** start **
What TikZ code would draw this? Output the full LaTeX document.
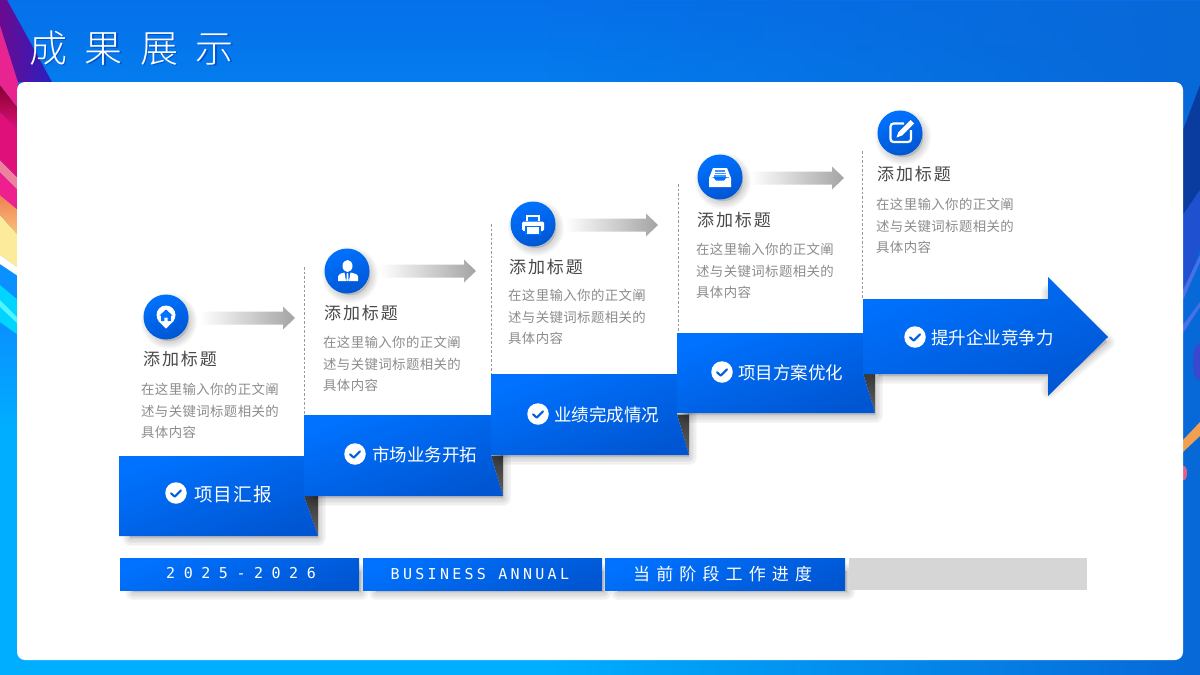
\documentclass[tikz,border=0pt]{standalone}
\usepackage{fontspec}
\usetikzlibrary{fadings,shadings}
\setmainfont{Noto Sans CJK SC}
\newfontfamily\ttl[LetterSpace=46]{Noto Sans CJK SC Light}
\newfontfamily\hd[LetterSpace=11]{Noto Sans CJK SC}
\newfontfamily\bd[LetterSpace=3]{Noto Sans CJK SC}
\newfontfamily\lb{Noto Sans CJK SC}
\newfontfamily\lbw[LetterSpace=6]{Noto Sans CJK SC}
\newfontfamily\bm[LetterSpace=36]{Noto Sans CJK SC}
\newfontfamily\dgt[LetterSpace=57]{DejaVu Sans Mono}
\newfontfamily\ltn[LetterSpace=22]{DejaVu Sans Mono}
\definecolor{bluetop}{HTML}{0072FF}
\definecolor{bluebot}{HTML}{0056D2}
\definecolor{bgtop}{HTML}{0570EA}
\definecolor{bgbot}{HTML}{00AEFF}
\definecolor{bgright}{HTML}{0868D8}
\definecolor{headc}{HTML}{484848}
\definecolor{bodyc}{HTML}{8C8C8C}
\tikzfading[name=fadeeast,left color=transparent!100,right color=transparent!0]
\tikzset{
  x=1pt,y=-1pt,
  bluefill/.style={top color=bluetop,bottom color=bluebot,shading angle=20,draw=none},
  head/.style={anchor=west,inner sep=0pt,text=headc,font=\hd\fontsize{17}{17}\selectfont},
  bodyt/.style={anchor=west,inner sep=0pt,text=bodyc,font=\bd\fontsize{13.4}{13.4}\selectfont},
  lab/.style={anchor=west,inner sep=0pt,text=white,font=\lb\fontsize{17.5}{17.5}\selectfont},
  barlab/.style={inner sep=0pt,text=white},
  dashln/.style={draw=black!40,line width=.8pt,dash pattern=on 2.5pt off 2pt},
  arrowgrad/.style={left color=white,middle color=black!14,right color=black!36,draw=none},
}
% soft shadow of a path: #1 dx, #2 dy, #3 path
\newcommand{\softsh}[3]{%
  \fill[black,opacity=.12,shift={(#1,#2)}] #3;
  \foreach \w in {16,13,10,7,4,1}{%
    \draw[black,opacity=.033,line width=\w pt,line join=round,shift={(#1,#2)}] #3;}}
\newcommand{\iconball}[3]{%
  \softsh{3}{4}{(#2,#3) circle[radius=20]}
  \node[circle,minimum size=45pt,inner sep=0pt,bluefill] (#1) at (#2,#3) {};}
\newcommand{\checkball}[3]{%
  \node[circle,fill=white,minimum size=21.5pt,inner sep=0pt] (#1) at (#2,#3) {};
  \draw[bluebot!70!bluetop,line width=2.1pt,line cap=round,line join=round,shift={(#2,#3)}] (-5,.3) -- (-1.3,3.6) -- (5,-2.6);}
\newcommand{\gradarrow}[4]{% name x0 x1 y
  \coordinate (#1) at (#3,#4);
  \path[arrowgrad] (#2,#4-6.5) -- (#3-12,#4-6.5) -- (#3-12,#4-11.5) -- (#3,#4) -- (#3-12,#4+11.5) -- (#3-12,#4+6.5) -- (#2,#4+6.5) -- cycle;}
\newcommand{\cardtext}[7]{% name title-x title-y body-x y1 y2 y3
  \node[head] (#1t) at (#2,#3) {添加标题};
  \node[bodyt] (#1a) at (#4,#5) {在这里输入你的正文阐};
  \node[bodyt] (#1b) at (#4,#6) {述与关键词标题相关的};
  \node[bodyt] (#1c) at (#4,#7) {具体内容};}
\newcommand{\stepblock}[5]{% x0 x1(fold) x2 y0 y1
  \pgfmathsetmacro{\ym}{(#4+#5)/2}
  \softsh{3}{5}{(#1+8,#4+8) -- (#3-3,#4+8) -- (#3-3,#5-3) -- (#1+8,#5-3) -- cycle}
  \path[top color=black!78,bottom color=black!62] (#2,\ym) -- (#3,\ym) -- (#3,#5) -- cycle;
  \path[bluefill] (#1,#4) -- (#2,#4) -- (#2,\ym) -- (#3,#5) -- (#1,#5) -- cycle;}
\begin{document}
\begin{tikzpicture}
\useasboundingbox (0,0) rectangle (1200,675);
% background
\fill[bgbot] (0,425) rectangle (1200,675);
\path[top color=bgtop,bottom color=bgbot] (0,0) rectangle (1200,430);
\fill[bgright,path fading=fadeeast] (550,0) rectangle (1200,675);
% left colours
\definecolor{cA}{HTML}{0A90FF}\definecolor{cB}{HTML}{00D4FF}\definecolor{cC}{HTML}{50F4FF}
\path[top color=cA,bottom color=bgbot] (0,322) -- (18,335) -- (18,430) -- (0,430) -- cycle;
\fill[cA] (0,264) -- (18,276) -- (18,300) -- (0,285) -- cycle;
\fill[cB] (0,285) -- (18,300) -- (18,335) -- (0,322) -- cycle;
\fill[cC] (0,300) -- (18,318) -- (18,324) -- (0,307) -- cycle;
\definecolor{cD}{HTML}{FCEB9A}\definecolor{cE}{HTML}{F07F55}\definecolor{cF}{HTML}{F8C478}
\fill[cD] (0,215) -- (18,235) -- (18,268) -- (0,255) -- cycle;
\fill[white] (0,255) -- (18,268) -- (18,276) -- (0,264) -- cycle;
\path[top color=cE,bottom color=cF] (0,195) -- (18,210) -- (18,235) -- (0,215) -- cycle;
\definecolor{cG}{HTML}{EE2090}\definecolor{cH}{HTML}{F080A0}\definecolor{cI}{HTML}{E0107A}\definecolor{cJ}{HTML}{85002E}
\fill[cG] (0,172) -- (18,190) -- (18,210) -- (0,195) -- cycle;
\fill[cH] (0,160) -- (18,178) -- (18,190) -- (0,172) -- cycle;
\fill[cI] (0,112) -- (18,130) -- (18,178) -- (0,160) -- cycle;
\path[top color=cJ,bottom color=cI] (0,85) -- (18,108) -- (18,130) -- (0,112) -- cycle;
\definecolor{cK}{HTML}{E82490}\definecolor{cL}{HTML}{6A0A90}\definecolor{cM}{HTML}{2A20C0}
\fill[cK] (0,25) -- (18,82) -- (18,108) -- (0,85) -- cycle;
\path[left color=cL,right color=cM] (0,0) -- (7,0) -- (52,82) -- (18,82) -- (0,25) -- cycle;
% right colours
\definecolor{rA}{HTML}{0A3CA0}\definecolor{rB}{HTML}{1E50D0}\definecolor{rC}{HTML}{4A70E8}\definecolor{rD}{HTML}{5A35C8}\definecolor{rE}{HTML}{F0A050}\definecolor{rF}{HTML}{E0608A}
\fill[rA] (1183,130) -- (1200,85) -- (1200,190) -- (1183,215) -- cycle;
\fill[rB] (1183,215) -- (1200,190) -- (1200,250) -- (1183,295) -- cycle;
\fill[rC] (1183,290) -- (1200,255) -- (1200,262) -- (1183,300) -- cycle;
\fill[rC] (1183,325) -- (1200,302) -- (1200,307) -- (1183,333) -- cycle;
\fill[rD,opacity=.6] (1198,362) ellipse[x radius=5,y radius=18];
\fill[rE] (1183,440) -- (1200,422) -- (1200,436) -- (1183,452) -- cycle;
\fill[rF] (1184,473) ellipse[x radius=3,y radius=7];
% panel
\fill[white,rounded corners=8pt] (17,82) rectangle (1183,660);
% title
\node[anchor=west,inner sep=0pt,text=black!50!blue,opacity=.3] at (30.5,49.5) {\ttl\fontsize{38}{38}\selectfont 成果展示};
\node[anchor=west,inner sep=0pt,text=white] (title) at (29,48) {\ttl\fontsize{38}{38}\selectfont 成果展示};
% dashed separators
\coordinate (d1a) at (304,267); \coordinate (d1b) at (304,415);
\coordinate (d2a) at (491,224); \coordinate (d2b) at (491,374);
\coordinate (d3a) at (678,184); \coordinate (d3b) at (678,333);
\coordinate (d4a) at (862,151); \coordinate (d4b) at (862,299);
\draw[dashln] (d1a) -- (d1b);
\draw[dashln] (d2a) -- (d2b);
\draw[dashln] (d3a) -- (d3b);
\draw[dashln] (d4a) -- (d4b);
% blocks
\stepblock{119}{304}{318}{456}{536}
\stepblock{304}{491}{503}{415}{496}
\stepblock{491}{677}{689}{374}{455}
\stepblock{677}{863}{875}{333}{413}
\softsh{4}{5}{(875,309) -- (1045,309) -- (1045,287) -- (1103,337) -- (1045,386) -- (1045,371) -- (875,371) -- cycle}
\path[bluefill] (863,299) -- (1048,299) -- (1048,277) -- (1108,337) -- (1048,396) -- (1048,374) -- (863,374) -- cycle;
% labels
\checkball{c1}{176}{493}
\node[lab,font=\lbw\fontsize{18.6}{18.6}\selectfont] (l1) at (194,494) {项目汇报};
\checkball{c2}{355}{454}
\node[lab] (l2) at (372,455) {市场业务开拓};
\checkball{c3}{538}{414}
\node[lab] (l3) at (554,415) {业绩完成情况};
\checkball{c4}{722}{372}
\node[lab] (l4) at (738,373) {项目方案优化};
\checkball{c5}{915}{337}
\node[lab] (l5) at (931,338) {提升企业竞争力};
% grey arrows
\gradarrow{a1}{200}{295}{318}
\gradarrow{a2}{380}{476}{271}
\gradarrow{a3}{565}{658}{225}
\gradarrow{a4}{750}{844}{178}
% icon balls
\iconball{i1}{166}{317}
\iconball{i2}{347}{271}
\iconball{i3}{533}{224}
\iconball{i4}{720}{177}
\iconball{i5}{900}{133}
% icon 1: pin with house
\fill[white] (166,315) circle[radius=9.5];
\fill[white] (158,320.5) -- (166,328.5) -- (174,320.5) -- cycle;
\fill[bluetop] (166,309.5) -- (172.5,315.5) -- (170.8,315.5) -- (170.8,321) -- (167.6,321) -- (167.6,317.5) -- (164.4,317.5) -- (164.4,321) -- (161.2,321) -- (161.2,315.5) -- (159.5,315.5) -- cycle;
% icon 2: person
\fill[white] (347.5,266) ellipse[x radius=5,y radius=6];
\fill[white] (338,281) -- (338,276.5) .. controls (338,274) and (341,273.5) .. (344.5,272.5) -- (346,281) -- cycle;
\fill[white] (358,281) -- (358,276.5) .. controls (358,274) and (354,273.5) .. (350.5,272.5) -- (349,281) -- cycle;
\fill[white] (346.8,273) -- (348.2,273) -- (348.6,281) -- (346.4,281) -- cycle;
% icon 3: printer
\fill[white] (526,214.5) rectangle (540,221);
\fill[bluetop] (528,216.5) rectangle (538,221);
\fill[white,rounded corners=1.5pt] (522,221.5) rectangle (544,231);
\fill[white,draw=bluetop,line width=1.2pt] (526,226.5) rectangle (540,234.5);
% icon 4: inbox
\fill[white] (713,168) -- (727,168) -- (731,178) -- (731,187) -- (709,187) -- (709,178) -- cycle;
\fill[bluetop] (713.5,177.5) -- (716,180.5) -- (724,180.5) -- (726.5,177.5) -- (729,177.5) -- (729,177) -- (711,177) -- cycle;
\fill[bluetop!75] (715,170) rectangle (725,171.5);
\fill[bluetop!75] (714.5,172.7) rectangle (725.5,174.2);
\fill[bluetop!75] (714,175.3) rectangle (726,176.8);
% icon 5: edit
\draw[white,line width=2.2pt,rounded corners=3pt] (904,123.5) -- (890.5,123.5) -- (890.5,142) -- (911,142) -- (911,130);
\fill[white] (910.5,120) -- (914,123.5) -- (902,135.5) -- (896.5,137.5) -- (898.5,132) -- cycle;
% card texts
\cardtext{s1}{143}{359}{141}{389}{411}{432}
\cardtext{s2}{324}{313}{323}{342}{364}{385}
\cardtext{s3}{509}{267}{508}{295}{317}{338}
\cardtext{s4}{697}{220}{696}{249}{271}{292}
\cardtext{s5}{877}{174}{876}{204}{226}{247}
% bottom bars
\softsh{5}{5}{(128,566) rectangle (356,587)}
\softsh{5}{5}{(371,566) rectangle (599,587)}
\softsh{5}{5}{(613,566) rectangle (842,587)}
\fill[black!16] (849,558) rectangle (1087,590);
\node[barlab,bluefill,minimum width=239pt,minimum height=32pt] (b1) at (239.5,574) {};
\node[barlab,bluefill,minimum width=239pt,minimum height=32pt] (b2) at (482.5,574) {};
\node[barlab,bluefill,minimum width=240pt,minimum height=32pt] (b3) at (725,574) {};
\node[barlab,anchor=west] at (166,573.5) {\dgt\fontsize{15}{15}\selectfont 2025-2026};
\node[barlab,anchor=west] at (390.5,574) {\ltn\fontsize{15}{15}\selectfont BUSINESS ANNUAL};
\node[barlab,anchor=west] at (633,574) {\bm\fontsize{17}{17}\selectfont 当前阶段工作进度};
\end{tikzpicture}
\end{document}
** end **
** start **
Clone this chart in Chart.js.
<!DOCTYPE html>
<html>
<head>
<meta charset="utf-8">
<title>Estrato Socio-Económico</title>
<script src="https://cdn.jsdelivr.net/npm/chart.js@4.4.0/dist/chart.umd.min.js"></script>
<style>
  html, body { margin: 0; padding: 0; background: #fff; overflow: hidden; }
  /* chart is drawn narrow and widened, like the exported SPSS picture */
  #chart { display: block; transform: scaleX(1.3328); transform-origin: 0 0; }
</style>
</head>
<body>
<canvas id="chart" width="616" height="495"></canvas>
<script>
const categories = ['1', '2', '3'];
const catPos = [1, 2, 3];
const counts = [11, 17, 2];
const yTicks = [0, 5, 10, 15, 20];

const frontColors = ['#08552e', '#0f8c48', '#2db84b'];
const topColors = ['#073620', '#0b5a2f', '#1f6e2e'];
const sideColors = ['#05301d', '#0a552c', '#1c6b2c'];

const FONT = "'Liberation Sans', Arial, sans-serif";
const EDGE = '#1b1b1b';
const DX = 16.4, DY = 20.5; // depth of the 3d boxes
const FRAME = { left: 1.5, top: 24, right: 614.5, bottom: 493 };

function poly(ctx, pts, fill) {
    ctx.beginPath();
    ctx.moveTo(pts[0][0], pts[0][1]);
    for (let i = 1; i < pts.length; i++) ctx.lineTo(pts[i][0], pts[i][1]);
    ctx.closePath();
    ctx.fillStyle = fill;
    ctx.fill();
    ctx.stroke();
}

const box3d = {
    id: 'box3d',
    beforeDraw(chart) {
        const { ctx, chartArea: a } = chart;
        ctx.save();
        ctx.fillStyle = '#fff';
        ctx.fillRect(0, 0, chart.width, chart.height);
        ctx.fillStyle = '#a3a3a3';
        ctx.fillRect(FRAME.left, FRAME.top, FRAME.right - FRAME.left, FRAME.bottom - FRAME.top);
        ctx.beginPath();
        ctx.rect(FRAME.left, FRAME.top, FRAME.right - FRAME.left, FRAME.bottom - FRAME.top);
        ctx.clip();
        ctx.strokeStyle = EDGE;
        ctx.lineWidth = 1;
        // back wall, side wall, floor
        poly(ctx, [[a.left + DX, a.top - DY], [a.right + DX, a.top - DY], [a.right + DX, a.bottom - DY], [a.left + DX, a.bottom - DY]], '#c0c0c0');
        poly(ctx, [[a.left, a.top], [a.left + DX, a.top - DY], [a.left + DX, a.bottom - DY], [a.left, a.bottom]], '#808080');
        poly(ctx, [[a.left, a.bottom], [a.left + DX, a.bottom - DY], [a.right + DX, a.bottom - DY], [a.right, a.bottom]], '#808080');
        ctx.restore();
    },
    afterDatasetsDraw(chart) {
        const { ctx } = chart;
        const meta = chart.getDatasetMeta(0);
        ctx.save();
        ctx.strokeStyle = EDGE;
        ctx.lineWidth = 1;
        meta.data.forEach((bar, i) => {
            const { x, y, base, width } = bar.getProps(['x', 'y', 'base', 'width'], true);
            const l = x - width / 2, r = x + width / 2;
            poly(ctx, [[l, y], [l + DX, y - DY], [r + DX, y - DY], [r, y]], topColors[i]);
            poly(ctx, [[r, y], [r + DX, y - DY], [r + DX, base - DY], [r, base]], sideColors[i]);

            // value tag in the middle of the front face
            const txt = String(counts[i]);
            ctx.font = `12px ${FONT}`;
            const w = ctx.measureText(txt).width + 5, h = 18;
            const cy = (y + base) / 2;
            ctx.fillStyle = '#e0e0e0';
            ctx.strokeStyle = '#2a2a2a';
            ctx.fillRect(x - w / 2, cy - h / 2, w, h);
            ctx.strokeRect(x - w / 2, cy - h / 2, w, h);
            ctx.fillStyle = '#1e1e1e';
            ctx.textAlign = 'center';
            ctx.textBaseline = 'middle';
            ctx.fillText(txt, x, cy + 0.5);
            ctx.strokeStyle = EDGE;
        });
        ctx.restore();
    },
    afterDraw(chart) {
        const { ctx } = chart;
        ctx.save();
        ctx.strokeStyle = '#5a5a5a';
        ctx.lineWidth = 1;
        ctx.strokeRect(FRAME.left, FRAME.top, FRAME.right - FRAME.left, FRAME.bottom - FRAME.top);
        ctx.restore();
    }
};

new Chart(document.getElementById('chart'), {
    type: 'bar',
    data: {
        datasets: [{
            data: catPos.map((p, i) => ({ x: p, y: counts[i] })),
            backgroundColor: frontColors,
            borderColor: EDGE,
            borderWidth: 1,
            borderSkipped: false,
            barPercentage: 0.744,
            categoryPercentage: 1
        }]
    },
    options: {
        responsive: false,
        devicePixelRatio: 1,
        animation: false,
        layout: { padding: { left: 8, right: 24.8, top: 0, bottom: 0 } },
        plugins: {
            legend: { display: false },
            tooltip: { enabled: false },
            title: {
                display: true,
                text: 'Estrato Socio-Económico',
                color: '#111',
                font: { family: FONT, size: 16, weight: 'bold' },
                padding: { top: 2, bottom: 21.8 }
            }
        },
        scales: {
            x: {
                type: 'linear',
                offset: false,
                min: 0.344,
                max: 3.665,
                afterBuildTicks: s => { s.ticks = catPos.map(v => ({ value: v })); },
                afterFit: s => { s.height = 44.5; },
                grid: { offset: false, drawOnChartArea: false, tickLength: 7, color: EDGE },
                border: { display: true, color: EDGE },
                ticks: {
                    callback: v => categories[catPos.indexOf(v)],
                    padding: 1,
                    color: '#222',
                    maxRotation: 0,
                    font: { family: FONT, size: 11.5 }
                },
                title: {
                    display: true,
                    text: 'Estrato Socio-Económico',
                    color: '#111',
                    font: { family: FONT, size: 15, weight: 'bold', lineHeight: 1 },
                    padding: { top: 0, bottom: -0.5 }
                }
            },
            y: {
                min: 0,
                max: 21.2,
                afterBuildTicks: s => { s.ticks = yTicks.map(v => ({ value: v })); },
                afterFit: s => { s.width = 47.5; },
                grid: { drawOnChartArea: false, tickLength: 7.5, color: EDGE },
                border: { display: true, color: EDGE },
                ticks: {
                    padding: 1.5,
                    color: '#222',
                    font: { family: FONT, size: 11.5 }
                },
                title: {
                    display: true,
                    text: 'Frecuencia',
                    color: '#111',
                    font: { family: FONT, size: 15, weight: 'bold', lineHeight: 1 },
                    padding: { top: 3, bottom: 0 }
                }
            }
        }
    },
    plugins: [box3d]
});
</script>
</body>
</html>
** end **
- Exercise details:
Report how many lines of the listing above include the word "this". Say nothing but the number.

- Exercise solution:
2